** START Stored data **

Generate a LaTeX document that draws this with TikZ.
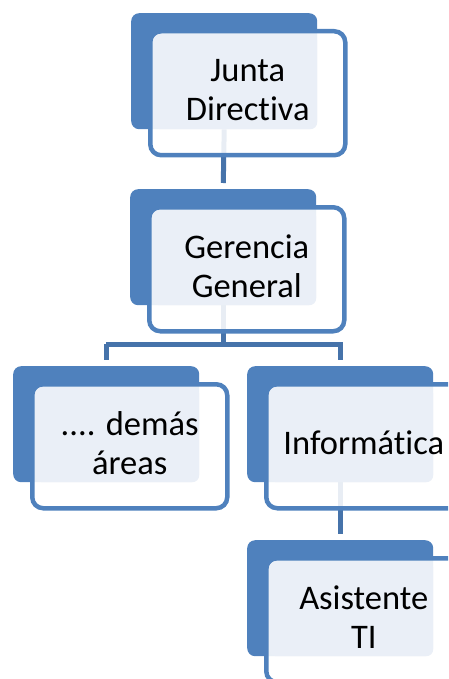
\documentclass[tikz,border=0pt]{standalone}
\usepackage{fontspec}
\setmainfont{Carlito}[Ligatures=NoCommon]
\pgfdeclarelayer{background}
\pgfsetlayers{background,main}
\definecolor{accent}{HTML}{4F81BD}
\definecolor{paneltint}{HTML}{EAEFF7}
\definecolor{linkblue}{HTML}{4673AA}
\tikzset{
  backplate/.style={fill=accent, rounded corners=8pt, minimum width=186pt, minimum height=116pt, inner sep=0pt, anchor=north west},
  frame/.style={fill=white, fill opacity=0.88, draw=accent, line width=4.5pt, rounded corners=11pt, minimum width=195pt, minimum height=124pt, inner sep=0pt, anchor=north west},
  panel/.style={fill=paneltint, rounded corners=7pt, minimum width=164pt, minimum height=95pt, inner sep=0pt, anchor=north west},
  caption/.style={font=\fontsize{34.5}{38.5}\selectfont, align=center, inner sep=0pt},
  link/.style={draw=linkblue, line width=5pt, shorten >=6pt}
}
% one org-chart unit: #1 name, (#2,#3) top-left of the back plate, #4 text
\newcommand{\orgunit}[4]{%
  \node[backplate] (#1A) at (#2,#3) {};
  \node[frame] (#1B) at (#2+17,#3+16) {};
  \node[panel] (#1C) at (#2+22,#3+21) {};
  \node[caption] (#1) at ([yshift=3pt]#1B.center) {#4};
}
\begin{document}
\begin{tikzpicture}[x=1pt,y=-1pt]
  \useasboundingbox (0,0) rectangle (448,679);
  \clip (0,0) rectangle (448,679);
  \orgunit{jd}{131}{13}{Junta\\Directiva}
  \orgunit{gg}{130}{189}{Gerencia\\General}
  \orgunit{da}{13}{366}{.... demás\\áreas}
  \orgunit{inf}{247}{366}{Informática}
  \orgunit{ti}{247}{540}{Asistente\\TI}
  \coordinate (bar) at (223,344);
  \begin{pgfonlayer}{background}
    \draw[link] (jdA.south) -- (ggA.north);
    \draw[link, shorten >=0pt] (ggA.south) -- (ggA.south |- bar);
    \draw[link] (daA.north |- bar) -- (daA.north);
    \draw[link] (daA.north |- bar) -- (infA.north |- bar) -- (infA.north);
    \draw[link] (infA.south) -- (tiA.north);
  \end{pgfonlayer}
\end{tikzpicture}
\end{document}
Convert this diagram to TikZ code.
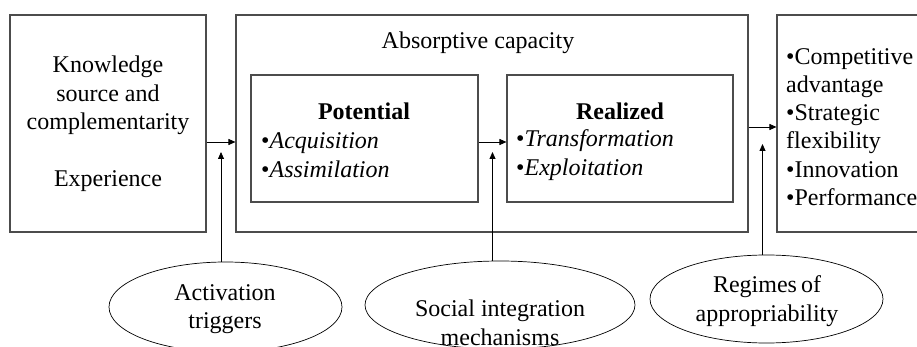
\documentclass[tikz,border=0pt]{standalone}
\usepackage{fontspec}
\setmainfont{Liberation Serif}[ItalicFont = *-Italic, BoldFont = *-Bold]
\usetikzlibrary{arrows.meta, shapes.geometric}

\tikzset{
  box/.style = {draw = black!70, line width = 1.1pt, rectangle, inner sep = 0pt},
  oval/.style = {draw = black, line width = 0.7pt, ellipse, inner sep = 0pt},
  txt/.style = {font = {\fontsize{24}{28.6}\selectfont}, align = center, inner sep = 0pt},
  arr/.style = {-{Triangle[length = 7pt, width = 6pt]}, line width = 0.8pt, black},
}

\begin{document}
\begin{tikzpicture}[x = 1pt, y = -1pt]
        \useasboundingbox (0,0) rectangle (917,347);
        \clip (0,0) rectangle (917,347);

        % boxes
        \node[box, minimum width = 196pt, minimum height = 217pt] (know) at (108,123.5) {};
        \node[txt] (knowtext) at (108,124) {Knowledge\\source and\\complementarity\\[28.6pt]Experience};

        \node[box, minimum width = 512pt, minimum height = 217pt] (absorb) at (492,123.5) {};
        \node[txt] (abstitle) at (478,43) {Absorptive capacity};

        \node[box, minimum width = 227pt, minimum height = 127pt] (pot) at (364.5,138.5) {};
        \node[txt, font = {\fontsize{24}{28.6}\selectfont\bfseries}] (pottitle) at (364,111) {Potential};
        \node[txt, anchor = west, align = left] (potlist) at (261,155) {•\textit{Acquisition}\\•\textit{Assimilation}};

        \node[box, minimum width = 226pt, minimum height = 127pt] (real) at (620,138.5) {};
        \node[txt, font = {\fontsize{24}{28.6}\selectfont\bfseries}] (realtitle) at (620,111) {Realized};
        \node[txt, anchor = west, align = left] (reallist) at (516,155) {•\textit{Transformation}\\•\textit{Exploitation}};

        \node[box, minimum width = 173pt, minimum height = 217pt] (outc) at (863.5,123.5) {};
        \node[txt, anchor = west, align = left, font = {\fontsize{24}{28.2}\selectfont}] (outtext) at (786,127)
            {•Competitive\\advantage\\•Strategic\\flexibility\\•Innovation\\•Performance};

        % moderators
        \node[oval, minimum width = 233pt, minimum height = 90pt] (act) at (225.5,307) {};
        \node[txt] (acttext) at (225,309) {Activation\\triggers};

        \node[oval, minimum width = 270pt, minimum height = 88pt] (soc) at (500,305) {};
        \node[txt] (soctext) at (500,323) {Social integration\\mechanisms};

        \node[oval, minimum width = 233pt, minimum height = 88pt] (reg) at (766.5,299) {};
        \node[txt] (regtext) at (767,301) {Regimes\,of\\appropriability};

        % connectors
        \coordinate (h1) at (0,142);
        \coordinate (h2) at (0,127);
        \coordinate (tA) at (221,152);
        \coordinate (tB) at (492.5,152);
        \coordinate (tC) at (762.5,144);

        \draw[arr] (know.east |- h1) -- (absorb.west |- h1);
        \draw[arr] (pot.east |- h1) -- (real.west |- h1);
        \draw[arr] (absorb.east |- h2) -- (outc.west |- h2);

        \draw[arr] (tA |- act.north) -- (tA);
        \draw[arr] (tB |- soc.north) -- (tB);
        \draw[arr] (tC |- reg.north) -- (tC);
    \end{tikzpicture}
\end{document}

** END Stored data **

### Objective
What is the number of lines in the data that hold the string "this"? Answer with the number only.

### Written response
2